Was tun, wenn die Kasse ablehnt?
Sollten die Anträge, die von der Krankenkasse in der Regel innerhalb von drei Wochen bearbeitet sein müssen, was sich aber bei Einschaltung des medizinischen Dienstes zur Prüfung des Antrags auf fünf Wochen hinausziehen kann, abgelehnt werden, empfiehlt Tempel zunächst, die Aufsichtsbehörde, die für die jeweilige Kasse zuständig ist, einzuschalten. Zudem kann gegen den Bescheid ein Widerspruch eingelegt werden. Einen Generator dazu findet sich ebenfalls auf der Website der „Arbeitsgemeinschaft Cannabis als Medizin“.
Durch einen Widerspruch könne sich der Patient zusätzlich Zeit verschaffen und sich so weitere Beratung mit ins Boot holen, informiert Tempel und schreibt dazu Folgendes: „Haben Sie nur Mut, gegen den Ablehnungsbescheid der Krankenkasse Widerspruch einzulegen. Es sind Fälle bekannt, bei denen die Krankenkassen nach dem Widerspruch und einem erneuten Antrag zur Kostenerstattung diesen bewilligt haben.“ Als letzte Option erwägt der Politiker rechtliche Schritte vor dem Sozialgericht einzuleiten. Die „Arbeitsgemeinschaft Cannabis als Medizin“ erwägt hier sogar eine Unterstützung des Patienten bei Gerichtsprozessen, sofern gute Erfolgsaussichten bestehen würden, erläutert Tempel weiter.
Die Grünen scheitern mit Gesetzesentwurf
Auch wenn Deutschland durch das „Gesetz zur Änderung betäubungsmittelrechtlicher und anderer Vorschriften“ im Umgang mit Marihuana in der jüngeren Vergangenheit einen deutlichen Schritt weiter gekommen ist, gibt es natürlich nach wie vor Stellschrauben, an denen gearbeitet werden kann. Die Grünen probierten ihr Glück schon vor gut zwei Jahren im März 2015.
Damals entwarf die Bundestagsfraktion der Partei ein Cannabiskontrollgesetz und legte es dem Gesundheitsausschuss des Bundestages vor, über das am Mittwoch abgestimmt wurde. Zwar hatten die Grünen die Linksfraktion auf ihrer Seite, scheiterten mit ihrem Entwurf jedoch an den Fraktionen der Union und der SPD, die sich dagegen ausgesprochen haben.
Die Grünen machten darauf aufmerksam, dass das Cannabiskontrollgesetz eine Alternative zur hierzulande stattfindenden Verbotspolitik gewesen wäre, denn diese sei „vollständig gescheitert.“ Bei Marihuana, das in Deutschland die am weitesten verbreitete illegale Droge ist, sollten die strafrechtlichen Regelungen des Betäubungsmittelgesetzes keine Anwendung mehr finden, so der Wunsch der Grünen.
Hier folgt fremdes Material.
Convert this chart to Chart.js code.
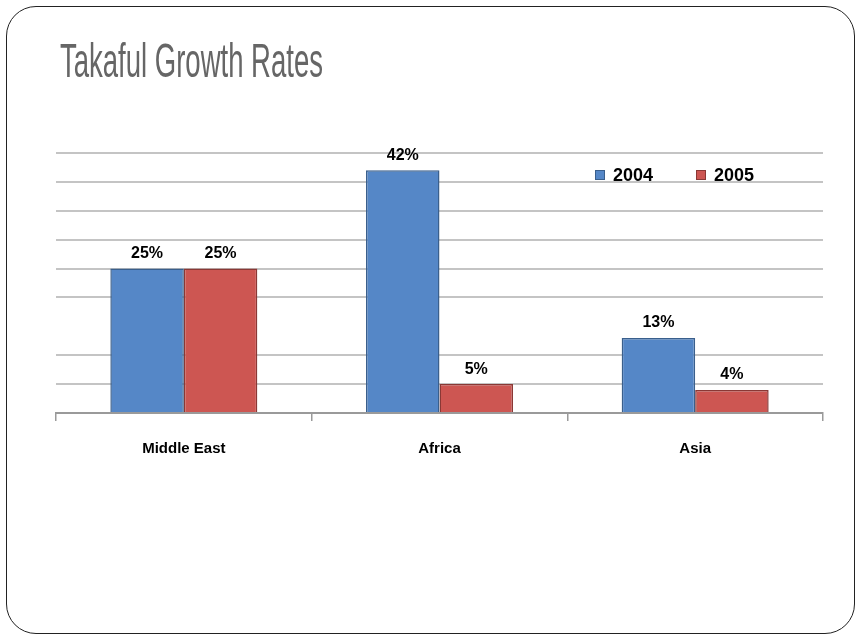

Stattdessen plädierten sie in ihrer Vorlage für einen kontrollierten, legalen Markt mit einer regulierten Handelskette für Cannabis.
„Das Nein von Union und SPD zu unserem Cannabiskontrollgesetz ist ein Nein zu Jugend- und Verbraucherschutz“, zitiert das „Ärzteblatt“ die Fraktionssprecherin der Grünen, Katja Dörner und den Sprecher für Drogen- und Suchtpolitik, Harald Terpe. Cannabis sei nicht harmlos, machte die Partei deutlich, gerade deswegen dürften Jugend und Verbraucherschutz nicht dem Dealer überlassen werden.